__AIM OF THE EXERCISE__. Quote all of the data exactly as given. Skip every picture it contains.

__MATERIAL PROVIDED__.
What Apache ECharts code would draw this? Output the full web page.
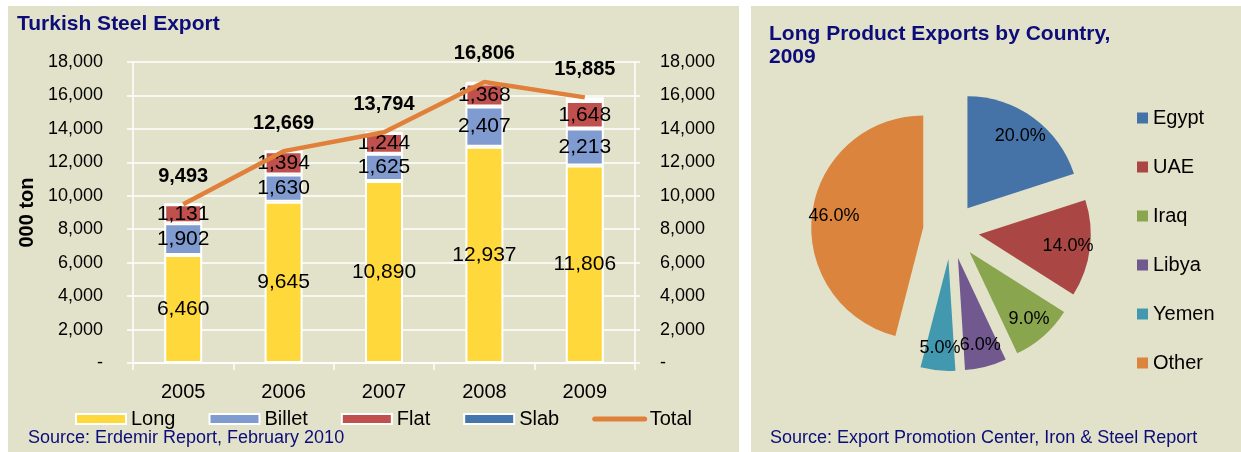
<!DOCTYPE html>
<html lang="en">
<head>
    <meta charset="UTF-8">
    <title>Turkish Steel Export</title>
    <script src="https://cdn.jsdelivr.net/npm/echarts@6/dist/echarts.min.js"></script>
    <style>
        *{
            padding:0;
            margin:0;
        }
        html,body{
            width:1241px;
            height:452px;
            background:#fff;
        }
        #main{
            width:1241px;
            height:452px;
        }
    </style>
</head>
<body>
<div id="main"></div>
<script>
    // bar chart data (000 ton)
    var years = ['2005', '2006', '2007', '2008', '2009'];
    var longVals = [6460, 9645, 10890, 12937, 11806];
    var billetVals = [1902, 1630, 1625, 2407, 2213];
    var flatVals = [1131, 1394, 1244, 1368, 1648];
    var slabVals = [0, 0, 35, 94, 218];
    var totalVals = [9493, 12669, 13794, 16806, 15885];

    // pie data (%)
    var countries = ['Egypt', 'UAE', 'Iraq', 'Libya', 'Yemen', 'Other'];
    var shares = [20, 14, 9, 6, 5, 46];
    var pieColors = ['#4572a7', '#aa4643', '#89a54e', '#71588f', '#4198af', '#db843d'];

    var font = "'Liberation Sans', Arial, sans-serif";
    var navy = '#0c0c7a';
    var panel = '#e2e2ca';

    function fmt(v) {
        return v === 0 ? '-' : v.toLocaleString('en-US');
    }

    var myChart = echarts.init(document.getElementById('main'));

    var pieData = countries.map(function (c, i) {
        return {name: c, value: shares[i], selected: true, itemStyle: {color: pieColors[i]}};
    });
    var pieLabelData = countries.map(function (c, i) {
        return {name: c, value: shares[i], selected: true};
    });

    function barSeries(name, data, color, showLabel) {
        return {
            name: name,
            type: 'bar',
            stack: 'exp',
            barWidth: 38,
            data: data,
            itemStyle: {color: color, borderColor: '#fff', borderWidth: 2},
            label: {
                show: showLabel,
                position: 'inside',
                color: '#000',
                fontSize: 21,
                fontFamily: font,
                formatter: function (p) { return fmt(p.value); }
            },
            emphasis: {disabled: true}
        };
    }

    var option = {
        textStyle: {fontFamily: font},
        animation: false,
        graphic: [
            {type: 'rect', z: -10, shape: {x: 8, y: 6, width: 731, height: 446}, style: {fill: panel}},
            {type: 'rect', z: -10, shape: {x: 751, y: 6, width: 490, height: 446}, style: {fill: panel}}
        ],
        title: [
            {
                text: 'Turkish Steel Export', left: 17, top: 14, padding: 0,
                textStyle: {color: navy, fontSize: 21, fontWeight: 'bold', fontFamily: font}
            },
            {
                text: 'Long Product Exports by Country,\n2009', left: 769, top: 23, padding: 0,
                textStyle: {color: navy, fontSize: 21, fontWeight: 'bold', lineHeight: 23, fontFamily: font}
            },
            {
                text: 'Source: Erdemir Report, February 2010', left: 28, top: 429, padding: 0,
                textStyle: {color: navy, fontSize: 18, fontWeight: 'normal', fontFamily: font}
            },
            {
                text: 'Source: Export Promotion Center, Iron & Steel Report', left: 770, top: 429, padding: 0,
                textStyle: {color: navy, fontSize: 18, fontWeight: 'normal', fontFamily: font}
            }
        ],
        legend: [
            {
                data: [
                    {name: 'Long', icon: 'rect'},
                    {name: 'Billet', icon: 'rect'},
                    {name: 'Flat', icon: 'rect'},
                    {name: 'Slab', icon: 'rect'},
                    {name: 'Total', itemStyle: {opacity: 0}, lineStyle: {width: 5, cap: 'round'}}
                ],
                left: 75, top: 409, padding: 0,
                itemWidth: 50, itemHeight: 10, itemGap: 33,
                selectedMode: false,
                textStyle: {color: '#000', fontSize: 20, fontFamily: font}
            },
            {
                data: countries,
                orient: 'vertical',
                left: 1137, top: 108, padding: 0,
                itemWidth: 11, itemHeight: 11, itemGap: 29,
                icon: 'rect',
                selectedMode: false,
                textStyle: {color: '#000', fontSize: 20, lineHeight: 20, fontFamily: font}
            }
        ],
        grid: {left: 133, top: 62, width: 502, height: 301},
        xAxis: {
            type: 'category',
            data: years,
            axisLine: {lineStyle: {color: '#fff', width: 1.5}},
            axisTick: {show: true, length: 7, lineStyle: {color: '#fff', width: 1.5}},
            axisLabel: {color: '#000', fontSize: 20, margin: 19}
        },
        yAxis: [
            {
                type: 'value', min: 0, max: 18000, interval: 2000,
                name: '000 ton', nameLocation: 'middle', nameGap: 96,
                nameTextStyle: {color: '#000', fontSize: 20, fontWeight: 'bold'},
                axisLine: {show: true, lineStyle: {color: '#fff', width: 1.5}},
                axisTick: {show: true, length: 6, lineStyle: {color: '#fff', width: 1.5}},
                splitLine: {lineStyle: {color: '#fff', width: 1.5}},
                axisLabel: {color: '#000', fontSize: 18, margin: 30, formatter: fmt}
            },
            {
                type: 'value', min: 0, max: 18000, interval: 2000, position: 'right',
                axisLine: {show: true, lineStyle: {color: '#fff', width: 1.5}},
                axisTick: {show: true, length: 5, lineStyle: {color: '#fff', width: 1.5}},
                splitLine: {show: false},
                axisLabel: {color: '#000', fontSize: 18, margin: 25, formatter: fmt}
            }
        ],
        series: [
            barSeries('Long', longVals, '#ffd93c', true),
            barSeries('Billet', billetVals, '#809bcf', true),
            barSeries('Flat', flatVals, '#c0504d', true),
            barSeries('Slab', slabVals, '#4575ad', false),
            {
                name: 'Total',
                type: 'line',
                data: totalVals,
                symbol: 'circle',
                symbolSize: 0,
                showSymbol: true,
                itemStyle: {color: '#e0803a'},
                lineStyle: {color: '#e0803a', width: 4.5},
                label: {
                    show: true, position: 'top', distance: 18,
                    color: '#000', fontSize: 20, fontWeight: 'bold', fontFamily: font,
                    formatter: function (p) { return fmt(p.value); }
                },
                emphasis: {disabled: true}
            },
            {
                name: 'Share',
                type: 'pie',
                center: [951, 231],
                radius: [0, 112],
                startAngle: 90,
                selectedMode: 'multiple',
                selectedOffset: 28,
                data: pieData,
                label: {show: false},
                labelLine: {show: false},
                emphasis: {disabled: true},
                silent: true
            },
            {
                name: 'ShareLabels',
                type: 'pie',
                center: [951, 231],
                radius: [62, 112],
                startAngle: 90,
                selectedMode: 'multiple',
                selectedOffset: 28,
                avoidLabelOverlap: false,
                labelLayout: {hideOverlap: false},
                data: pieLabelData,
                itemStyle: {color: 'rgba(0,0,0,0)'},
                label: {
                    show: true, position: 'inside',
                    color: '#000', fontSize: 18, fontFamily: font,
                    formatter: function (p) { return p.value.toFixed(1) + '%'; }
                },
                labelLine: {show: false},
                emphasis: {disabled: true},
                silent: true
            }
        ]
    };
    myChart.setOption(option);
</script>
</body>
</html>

__RESULT OF THE TASK__.
What Apache ECharts code would draw this? Output the full web page.
<!DOCTYPE html>
<html lang="en">
<head>
    <meta charset="UTF-8">
    <title>Turkish Steel Export</title>
    <script src="https://cdn.jsdelivr.net/npm/echarts@6/dist/echarts.min.js"></script>
    <style>
        *{
            padding:0;
            margin:0;
        }
        html,body{
            width:1241px;
            height:452px;
            background:#fff;
        }
        #main{
            width:1241px;
            height:452px;
        }
    </style>
</head>
<body>
<div id="main"></div>
<script>
    // bar chart data (000 ton)
    var years = ['2005', '2006', '2007', '2008', '2009'];
    var longVals = [6460, 9645, 10890, 12937, 11806];
    var billetVals = [1902, 1630, 1625, 2407, 2213];
    var flatVals = [1131, 1394, 1244, 1368, 1648];
    var slabVals = [0, 0, 35, 94, 218];
    var totalVals = [9493, 12669, 13794, 16806, 15885];

    // pie data (%)
    var countries = ['Egypt', 'UAE', 'Iraq', 'Libya', 'Yemen', 'Other'];
    var shares = [20, 14, 9, 6, 5, 46];
    var pieColors = ['#4572a7', '#aa4643', '#89a54e', '#71588f', '#4198af', '#db843d'];

    var font = "'Liberation Sans', Arial, sans-serif";
    var navy = '#0c0c7a';
    var panel = '#e2e2ca';

    function fmt(v) {
        return v === 0 ? '-' : v.toLocaleString('en-US');
    }

    var myChart = echarts.init(document.getElementById('main'));

    var pieData = countries.map(function (c, i) {
        return {name: c, value: shares[i], selected: true, itemStyle: {color: pieColors[i]}};
    });
    var pieLabelData = countries.map(function (c, i) {
        return {name: c, value: shares[i], selected: true};
    });

    function barSeries(name, data, color, showLabel) {
        return {
            name: name,
            type: 'bar',
            stack: 'exp',
            barWidth: 38,
            data: data,
            itemStyle: {color: color, borderColor: '#fff', borderWidth: 2},
            label: {
                show: showLabel,
                position: 'inside',
                color: '#000',
                fontSize: 21,
                fontFamily: font,
                formatter: function (p) { return fmt(p.value); }
            },
            emphasis: {disabled: true}
        };
    }

    var option = {
        textStyle: {fontFamily: font},
        animation: false,
        graphic: [
            {type: 'rect', z: -10, shape: {x: 8, y: 6, width: 731, height: 446}, style: {fill: panel}},
            {type: 'rect', z: -10, shape: {x: 751, y: 6, width: 490, height: 446}, style: {fill: panel}}
        ],
        title: [
            {
                text: 'Turkish Steel Export', left: 17, top: 14, padding: 0,
                textStyle: {color: navy, fontSize: 21, fontWeight: 'bold', fontFamily: font}
            },
            {
                text: 'Long Product Exports by Country,\n2009', left: 769, top: 23, padding: 0,
                textStyle: {color: navy, fontSize: 21, fontWeight: 'bold', lineHeight: 23, fontFamily: font}
            },
            {
                text: 'Source: Erdemir Report, February 2010', left: 28, top: 429, padding: 0,
                textStyle: {color: navy, fontSize: 18, fontWeight: 'normal', fontFamily: font}
            },
            {
                text: 'Source: Export Promotion Center, Iron & Steel Report', left: 770, top: 429, padding: 0,
                textStyle: {color: navy, fontSize: 18, fontWeight: 'normal', fontFamily: font}
            }
        ],
        legend: [
            {
                data: [
                    {name: 'Long', icon: 'rect'},
                    {name: 'Billet', icon: 'rect'},
                    {name: 'Flat', icon: 'rect'},
                    {name: 'Slab', icon: 'rect'},
                    {name: 'Total', itemStyle: {opacity: 0}, lineStyle: {width: 5, cap: 'round'}}
                ],
                left: 75, top: 409, padding: 0,
                itemWidth: 50, itemHeight: 10, itemGap: 33,
                selectedMode: false,
                textStyle: {color: '#000', fontSize: 20, fontFamily: font}
            },
            {
                data: countries,
                orient: 'vertical',
                left: 1137, top: 108, padding: 0,
                itemWidth: 11, itemHeight: 11, itemGap: 29,
                icon: 'rect',
                selectedMode: false,
                textStyle: {color: '#000', fontSize: 20, lineHeight: 20, fontFamily: font}
            }
        ],
        grid: {left: 133, top: 62, width: 502, height: 301},
        xAxis: {
            type: 'category',
            data: years,
            axisLine: {lineStyle: {color: '#fff', width: 1.5}},
            axisTick: {show: true, length: 7, lineStyle: {color: '#fff', width: 1.5}},
            axisLabel: {color: '#000', fontSize: 20, margin: 19}
        },
        yAxis: [
            {
                type: 'value', min: 0, max: 18000, interval: 2000,
                name: '000 ton', nameLocation: 'middle', nameGap: 96,
                nameTextStyle: {color: '#000', fontSize: 20, fontWeight: 'bold'},
                axisLine: {show: true, lineStyle: {color: '#fff', width: 1.5}},
                axisTick: {show: true, length: 6, lineStyle: {color: '#fff', width: 1.5}},
                splitLine: {lineStyle: {color: '#fff', width: 1.5}},
                axisLabel: {color: '#000', fontSize: 18, margin: 30, formatter: fmt}
            },
            {
                type: 'value', min: 0, max: 18000, interval: 2000, position: 'right',
                axisLine: {show: true, lineStyle: {color: '#fff', width: 1.5}},
                axisTick: {show: true, length: 5, lineStyle: {color: '#fff', width: 1.5}},
                splitLine: {show: false},
                axisLabel: {color: '#000', fontSize: 18, margin: 25, formatter: fmt}
            }
        ],
        series: [
            barSeries('Long', longVals, '#ffd93c', true),
            barSeries('Billet', billetVals, '#809bcf', true),
            barSeries('Flat', flatVals, '#c0504d', true),
            barSeries('Slab', slabVals, '#4575ad', false),
            {
                name: 'Total',
                type: 'line',
                data: totalVals,
                symbol: 'circle',
                symbolSize: 0,
                showSymbol: true,
                itemStyle: {color: '#e0803a'},
                lineStyle: {color: '#e0803a', width: 4.5},
                label: {
                    show: true, position: 'top', distance: 18,
                    color: '#000', fontSize: 20, fontWeight: 'bold', fontFamily: font,
                    formatter: function (p) { return fmt(p.value); }
                },
                emphasis: {disabled: true}
            },
            {
                name: 'Share',
                type: 'pie',
                center: [951, 231],
                radius: [0, 112],
                startAngle: 90,
                selectedMode: 'multiple',
                selectedOffset: 28,
                data: pieData,
                label: {show: false},
                labelLine: {show: false},
                emphasis: {disabled: true},
                silent: true
            },
            {
                name: 'ShareLabels',
                type: 'pie',
                center: [951, 231],
                radius: [62, 112],
                startAngle: 90,
                selectedMode: 'multiple',
                selectedOffset: 28,
                avoidLabelOverlap: false,
                labelLayout: {hideOverlap: false},
                data: pieLabelData,
                itemStyle: {color: 'rgba(0,0,0,0)'},
                label: {
                    show: true, position: 'inside',
                    color: '#000', fontSize: 18, fontFamily: font,
                    formatter: function (p) { return p.value.toFixed(1) + '%'; }
                },
                labelLine: {show: false},
                emphasis: {disabled: true},
                silent: true
            }
        ]
    };
    myChart.setOption(option);
</script>
</body>
</html>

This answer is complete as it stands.